A great relationship with a competent house manager is not built overnight; it is crafted with respect, clarity, and trust.

According to Ben Wanjala, an owner of a house managers’ agency, honesty is the best place to start. Be clear about expectations from day one. A well-laid foundation prevents misunderstandings later.

“Write down routines, boundaries, and priorities, but leave room for flexibility,” Wanjala advised.

Respect is the golden rule. Treat your house manager as a professional, not a shadow.

Simple gestures, like asking how their day is or remembering their child’s name, humanise the relationship. Gratitude goes a long way, too.

“Acknowledging effort, even with a simple ‘thank you’, creates loyalty money can’t buy,” Wanjala said.

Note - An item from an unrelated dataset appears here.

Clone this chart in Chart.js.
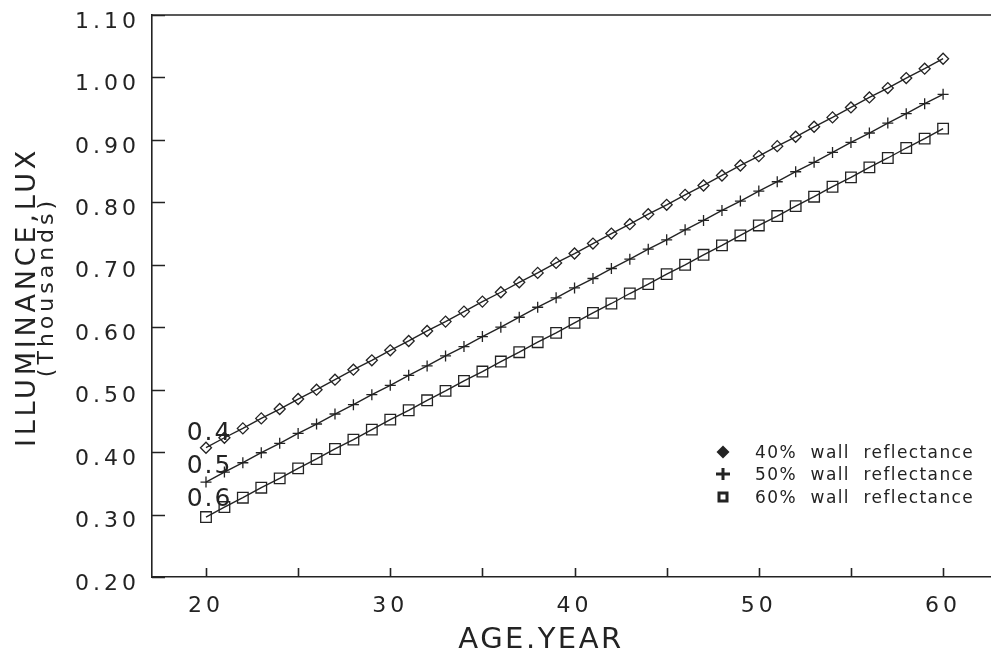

Communication is your secret weapon. Instead of bottling frustrations, schedule check-ins.

Ask what they need to do their job better; it could be as small as better tools or clearer guidance.

“Listening fosters a sense of partnership rather than hierarchy,” Wanjala explained.

Additionally, invest in your house manager’s growth. If you can, support their children’s education or allow them time to pursue personal goals.

When they feel you care beyond the walls of your house, they’ll give back tenfold.

“The best relationships are not transactional, they’re transformational,” Wanjala emphasised.

“With respect, clarity, and empathy, your house manager won’t just work in your home; they’ll help build it into a haven,” he added.

Ultimately, the story of house managers in Nairobi is one of sharp contrasts, nightmares that leave scars, and miracles that heal them.

For Njeri, trust was shattered in the quietest, cruellest of ways.

For Mueni, it was rebuilt through the steadfast love of a woman who came knocking as an employee but stayed as family.

Between the horror and the hope lies a simple truth: the right house manager is more than help, she is a sanctuary. And in a city where home is often the only refuge, finding that kind of ally is nothing short of life-changing.